College of Business Funded Research, FY2021
The college grants faculty research with the aim to advance scholarly publishing across our academic disciplines. These are our funded research projects in support of this goal.
Mental health worldwide under the COVID-19 pandemic
Dr. Jiyao Chen, associate professor of entrepreneurship and strategy, is conducting meta-analyses on the mental health of an adult general population, general and frontline healthcare workers, university students to analyze the prevalence rates of mental health symptoms across countries and regions under the COVID-19 pandemic. The research focuses on depression, anxiety, insomnia, and distress with the aim to provide evidence-based guides on the screening of potentially vulnerable segments of the population who are more likely to suffer mental health disorders during the pandemic so that scarce resources and time can be allocated to the people in need.
COVID-19 sensemaking and insights on decision-making
Dr. Satoris Howes, professor of management, researched with government agencies including the U.S. Forest Service early in the COVID-19 pandemic (March 2020) to implement a continuous real-time communications system to support executive decision-making. Howes is using a grant to expand accessibility to the data collected from a total of 194 focus groups to promote the scholarly understanding of organizational complexities during the 2020 fire season and pandemic.
Using the next-gen of mobile apps while shopping
Dr. Ryann Reynolds-McIlnay, assistant professor of merchandising management, is researching how use of mobile apps while shopping — and the changes to customer-technology interface which includes virtual reality and augmented reality — to examine the interaction between sounds and simulated touch of product. The project includes development of a shopping app that will give shoppers haptic feedback (e.g., vibrations and sounds) through a mobile device while interacting with augmented reality/virtual reality shopping apps.
Nature, entrepreneurial well-being, & entrepreneurial performance
Ph.D. student Scott Kozlak and Dr. Violetta Gerasymenko, associate professor of entrepreneurship and strategy, investigate the relationship between nature,entrepreneurial well-being, and entrepreneurial performance. In particular, they are interested in understanding how exposure to natural areas “green space” affects entrepreneurial well-being and performance. The researchers plan to send out a multi-wave survey to a subsample of 500 family business owners/entrepreneurs who responded to a previous data inquiry from the OSU Center for Family Enterprise.
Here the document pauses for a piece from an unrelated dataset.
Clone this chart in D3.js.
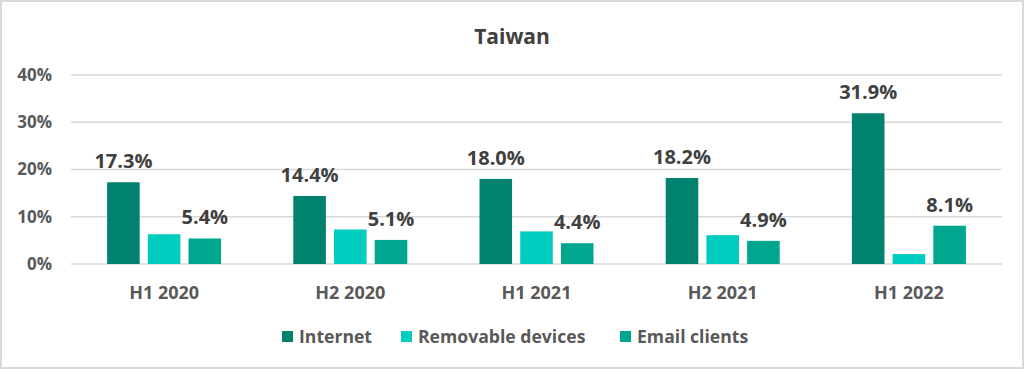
<!DOCTYPE html>
<html>
<head>
<meta charset="utf-8">
<script src="https://cdn.jsdelivr.net/npm/d3@7"></script>
<style>
  html, body { margin: 0; padding: 0; background: #fff; }
  svg { display: block; font-family: "Open Sans", sans-serif; }
</style>
</head>
<body>
<svg width="1024" height="369"></svg>
<script>
var periods = ['H1 2020', 'H2 2020', 'H1 2021', 'H2 2021', 'H1 2022']
var seriesNames = ['Internet', 'Removable devices', 'Email clients']
var internet = [17.3, 14.4, 18.0, 18.2, 31.9]
var removable = [6.3, 7.3, 6.9, 6.1, 2.1]
var email = [5.4, 5.1, 4.4, 4.9, 8.1]
var yTicks = [0, 10, 20, 30, 40]
var colors = ['#00826f', '#00ccbf', '#00a68d']
var labelled = [true, false, true]

var svg = d3.select('svg')
var width = 1024
var height = 369
var margin = {top: 75, right: 22, bottom: 105, left: 71}
var font = '"Open Sans", sans-serif'

svg.append('rect')
  .attr('x', 1).attr('y', 1)
  .attr('width', width - 2).attr('height', height - 2)
  .attr('fill', '#fff')
  .attr('stroke', '#d9d9d9')
  .attr('stroke-width', 2)

svg.append('text')
  .attr('x', width / 2).attr('y', 44)
  .attr('text-anchor', 'middle')
  .attr('font-size', 21).attr('font-weight', 'bold')
  .attr('fill', '#404040')
  .text('Taiwan')

var values = [internet, removable, email]

var x = d3.scaleBand()
  .domain(periods)
  .range([margin.left, width - margin.right])

var x1 = d3.scaleBand()
  .domain(d3.range(seriesNames.length))
  .range([0, 114])
  .paddingInner(0.2)

var y = d3.scaleLinear()
  .domain([0, 40])
  .range([height - margin.bottom, margin.top])

// gridlines
svg.append('g')
  .selectAll('line').data(yTicks).enter().append('line')
  .attr('x1', margin.left).attr('x2', width - margin.right)
  .attr('y1', d => y(d)).attr('y2', d => y(d))
  .attr('stroke', '#d9d9d9')
  .attr('stroke-width', 1.5)

var yAxis = svg.append('g')
  .attr('transform', `translate(${margin.left}, 0)`)
  .call(d3.axisLeft(y).tickValues(yTicks).tickFormat(d => d + '%').tickSize(0).tickPadding(19))
yAxis.select('.domain').remove()
yAxis.selectAll('text')
  .attr('font-size', 17).attr('font-weight', 'bold')
  .attr('fill', '#595959')
  .attr('font-family', font)

var xAxis = svg.append('g')
  .attr('transform', `translate(0, ${y(0)})`)
  .call(d3.axisBottom(x).tickSize(0).tickPadding(22))
xAxis.select('.domain').remove()
xAxis.selectAll('text')
  .attr('font-size', 18).attr('font-weight', 'bold')
  .attr('fill', '#595959')
  .attr('font-family', font)

var groups = svg.append('g')
  .selectAll('g').data(periods).enter().append('g')
  .attr('transform', d => `translate(${x(d) + x.bandwidth() / 2 - 57}, 0)`)

groups.each(function(p, i) {
  var g = d3.select(this)
  seriesNames.forEach(function(s, j) {
    var v = values[j][i]
    g.append('rect')
      .attr('x', x1(j))
      .attr('y', y(v))
      .attr('width', x1.bandwidth())
      .attr('height', y(0) - y(v))
      .attr('fill', colors[j])
    if (labelled[j]) {
      g.append('text')
        .attr('x', x1(j) + x1.bandwidth() / 2)
        .attr('y', y(v) - 14)
        .attr('text-anchor', 'middle')
        .attr('font-size', 20).attr('font-weight', 'bold')
        .attr('fill', '#404040')
        .text(v.toFixed(1) + '%')
    }
  })
})

// legend
var legendX = [282, 401, 620]
var legend = svg.append('g')
  .selectAll('g').data(seriesNames).enter().append('g')
  .attr('transform', (d, i) => `translate(${legendX[i]}, 331)`)
legend.append('rect')
  .attr('width', 11).attr('height', 11)
  .attr('fill', (d, i) => colors[i])
legend.append('text')
  .attr('x', 17).attr('y', 12)
  .attr('font-size', 17.6).attr('font-weight', 'bold')
  .attr('fill', '#595959')
  .text(d => d)
</script>
</body>
</html>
Loyal customers and word-of-mouth recommendations
Dr. Matthew Hall, assistant professor of marketing, is looking at data to determine how consumers respond when they find out that their recommendations (positive word-of-mouth) have not been followed by the recipient. He’ll look at what happens when brand supporters receive negative feedback from others in the form of unfollowed advice — e.g., their advice was unfollowed, and whether this leads these loyal customers to reduce their future support for the brand.
Does consumer bragging harm a brand?
Dr. Matthew Hall, assistant professor of marketing, has a second word-of-mouth research project investigating how consumers evaluate others’ motives for sharing content on social media, aiming to show that when consumers perceive others’ experiential sharing to be extrinsically motivated (i.e., attention-seeking, bragging, etc.), it decreases the perceived desirability of the shared experience. The aim is to consider whether firms can suffer adverse outcomes when their customers share positively about their experiences.
Measuring how people plan
Dr. Jason Stornelli and Dr. Colleen Bee are working to develop a scale that measures consumers’ propensity to plan. They’ll look at the factors that prompt individuals to be more or less likely to plan when they make their decisions about how to pursue goals in the course of everyday life (the intention-behavior gap). The insights could help researchers and companies to design interventions that make planning more likely and more effective in real contexts.
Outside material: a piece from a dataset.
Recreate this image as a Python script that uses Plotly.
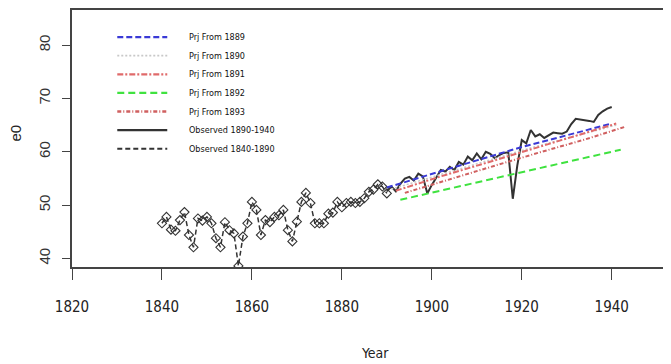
import plotly.graph_objects as go

# ---------------- data ----------------
obs_early_years = list(range(1840, 1891))
obs_early_vals = [46.6, 47.8, 45.4, 45.2, 47.2, 48.7, 44.4, 42.1, 47.5, 47.1,
                  47.8, 46.6, 43.8, 42.1, 46.8, 45.3, 44.7, 38.6, 44.1, 46.6,
                  50.6, 49.1, 44.4, 47.2, 46.8, 47.8, 48.1, 49.1, 45.3, 43.2,
                  46.9, 50.6, 52.3, 50.4, 46.6, 46.6, 46.6, 48.4, 48.6, 50.6,
                  49.6, 50.4, 50.6, 50.4, 50.6, 51.3, 52.5, 52.9, 53.9, 53.5,
                  52.2]

obs_late_years = list(range(1890, 1941))
obs_late_vals = [52.6, 53.5, 52.6, 54.0, 55.0, 55.3, 54.6, 55.9, 55.4, 52.2,
                 53.8, 55.2, 56.6, 56.3, 57.2, 56.6, 58.1, 57.6, 59.1, 58.4,
                 59.7, 58.6, 60.0, 59.6, 58.8, 59.4, 59.8, 59.9, 51.2, 57.4,
                 62.2, 61.6, 64.1, 62.9, 63.3, 62.6, 63.1, 63.6, 63.5, 63.4,
                 63.8, 65.2, 66.2, 66.1, 66.0, 65.8, 65.6, 66.9, 67.6, 68.1,
                 68.4]

prj1889_years = [1890, 1900, 1910, 1920, 1930, 1940]
prj1889_vals = [53.3, 55.9, 58.4, 60.9, 63.1, 65.3]
prj1890_years = [1891, 1901, 1911, 1921, 1931, 1941]
prj1890_vals = [53.0, 55.5, 58.0, 60.5, 62.8, 65.0]
prj1891_years = [1892, 1902, 1912, 1922, 1932, 1941]
prj1891_vals = [52.7, 55.4, 57.9, 60.5, 63.0, 65.3]
prj1892_years = [1893, 1903, 1913, 1923, 1933, 1942]
prj1892_vals = [51.0, 52.9, 54.8, 56.7, 58.6, 60.4]
prj1893_years = [1894, 1904, 1914, 1924, 1934, 1943]
prj1893_vals = [52.3, 54.9, 57.4, 59.9, 62.3, 64.7]

legend_labels = ["Prj From 1889", "Prj From 1890", "Prj From 1891", "Prj From 1892",
                 "Prj From 1893", "Observed 1890-1940", "Observed 1840-1890"]
x_ticks = [1820, 1840, 1860, 1880, 1900, 1920, 1940]
y_ticks = [40, 50, 60, 70, 80]

# ---------------- style ----------------
styles = [
    dict(color="#3a3ad6", dash="6px,3px", width=2),
    dict(color="#c8c8c8", dash="2px,2px", width=1.5),
    dict(color="#e06a6a", dash="6px,2px,2px,2px", width=2),
    dict(color="#3fe23f", dash="7px,4px", width=2),
    dict(color="#d06060", dash="4px,2px,1px,2px", width=2),
    dict(color="#333333", dash="solid", width=2),
    dict(color="#333333", dash="5px,3px", width=1.5),
]

OFF = 8  # page body margin offset
WIN_W, WIN_H = 671, 364
W, H = WIN_W - OFF, WIN_H - OFF
# plot area edges in window pixels
L_WIN, T_WIN, B_WIN, R_WIN = 71.7, 10.0, 266.7, 671.0
L, T, B_PIX, R_PIX = L_WIN - OFF, T_WIN - OFF, B_WIN - OFF, R_WIN - OFF
narrow = "DejaVu Sans Condensed, Liberation Sans Narrow, sans-serif"

def px_x(p):
    return (p - OFF - L) / (R_PIX - L)

def px_y(p):
    return (B_PIX - (p - OFF)) / (B_PIX - T)

fig = go.Figure()

series = [
    (prj1889_years, prj1889_vals),
    (prj1890_years, prj1890_vals),
    (prj1891_years, prj1891_vals),
    (prj1892_years, prj1892_vals),
    (prj1893_years, prj1893_vals),
]

fig.add_trace(go.Scatter(
    x=obs_early_years, y=obs_early_vals, mode="lines+markers",
    line=dict(color=styles[6]["color"], dash=styles[6]["dash"], width=styles[6]["width"]),
    marker=dict(symbol="diamond-open", size=7, color="#333333", line=dict(width=1.1)),
    showlegend=False))

fig.add_trace(go.Scatter(
    x=obs_late_years, y=obs_late_vals, mode="lines",
    line=dict(color=styles[5]["color"], dash="solid", width=styles[5]["width"]),
    showlegend=False))

for (xs, ys), st in zip(series, styles[:5]):
    fig.add_trace(go.Scatter(x=xs, y=ys, mode="lines",
                             line=dict(color=st["color"], dash=st["dash"], width=st["width"]),
                             showlegend=False))

# manual legend
shapes = []
annotations = []
row0, step = 37.0, 18.6
for i, (lab, st) in enumerate(zip(legend_labels, styles)):
    yy = px_y(row0 + i * step)
    shapes.append(dict(type="line", xref="paper", yref="paper",
                       x0=px_x(117), x1=px_x(167), y0=yy, y1=yy,
                       line=dict(color=st["color"], dash=st["dash"], width=st["width"] + 0.3)))
    annotations.append(dict(xref="paper", yref="paper", x=px_x(187), y=yy,
                            text=lab, showarrow=False, xanchor="left", yanchor="middle",
                            font=dict(family=narrow, size=9, color="#111111")))

annotations.append(dict(xref="paper", yref="paper", x=px_x(375), y=px_y(353),
                        text="Year", showarrow=False, xanchor="center", yanchor="middle",
                        font=dict(family=narrow, size=14, color="#222222")))
annotations.append(dict(xref="paper", yref="paper", x=px_x(15), y=px_y(133),
                        text="e0", showarrow=False, xanchor="center", yanchor="middle",
                        textangle=-90,
                        font=dict(family="Liberation Sans, Arial, sans-serif", size=15, color="#222222")))

fig.update_layout(
    width=W, height=H,
    margin=dict(l=L, r=W - R_PIX, t=T, b=H - B_PIX, autoexpand=False),
    paper_bgcolor="white", plot_bgcolor="white",
    shapes=shapes, annotations=annotations,
    showlegend=False,
)

fig.update_xaxes(
    range=[1820, 1820 + (R_WIN - L_WIN) / 4.5],
    tickmode="array", tickvals=x_ticks, ticktext=[str(t) for t in x_ticks],
    ticks="outside", ticklen=11, tickwidth=1.2, tickcolor="#444444",
    tickfont=dict(family=narrow, size=15, color="#222222"),
    ticklabelstandoff=14,
    showline=True, linecolor="#444444", linewidth=1.5, mirror=True,
    showgrid=False, zeroline=False,
)
fig.update_yaxes(
    range=[38.4, 86.6],
    tickmode="array", tickvals=y_ticks, ticktext=[str(t) for t in y_ticks],
    ticks="outside", ticklen=8, tickwidth=1.2, tickcolor="#444444",
    tickangle=-90,
    tickfont=dict(family="Liberation Sans, Arial, sans-serif", size=15, color="#333333"),
    ticklabelstandoff=6,
    showline=True, linecolor="#444444", linewidth=1.5, mirror=True,
    showgrid=False, zeroline=False,
)

fig.write_html("out.html")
Retail displays: Maintaining customer service when shoppers interact
Dr. Ryann Reynolds-McIlnay, assistant professor of merchandising management, is researching how customer interaction with retail displays impacts a frontline retail employee’s perceived ownership and territoriality of product displays and the subsequent display avoidance by shoppers. The goal is to assist retail managers in supporting their employees during customer service interactions when the employee is completing display recovery and merchandising tasks.
Social media: How media types promote information spread
Dr. Tim Kaskela, assistant professor of business analytics, is researching the impact of social media content, specifically how media types (image or video) moderate the effect of emotional and informative posts on information spread on social media by analyzing Twitter data from a mobile device company. The study will measure comments and shares of these emotional or informative posts.
The attention economy: Measuring when consumers crave attention
Dr. Matthew Hall, assistant professor of marketing, is researching how the attention consumers receive from their consumption behavior enhances the value derived from that consumption. The research aims to measure the value of human attention by demonstrating that the theoretical principles of the attention economy are relevant to consumer behavior, and by demonstrating an additional way that consumers derive value from their shared experiences — when sharing facilitates the receipt of attention.
Firearms and advertising during change
Dr. Aimee Huff and Dr. Michelle Barnhart, associate professors of marketing, are studying how firearms marketing has responded to national regulatory changes and socio-cultural events in the US. The project looks at consumer firearms advertising over the past two decades, and will identify how messaging has changed after major events.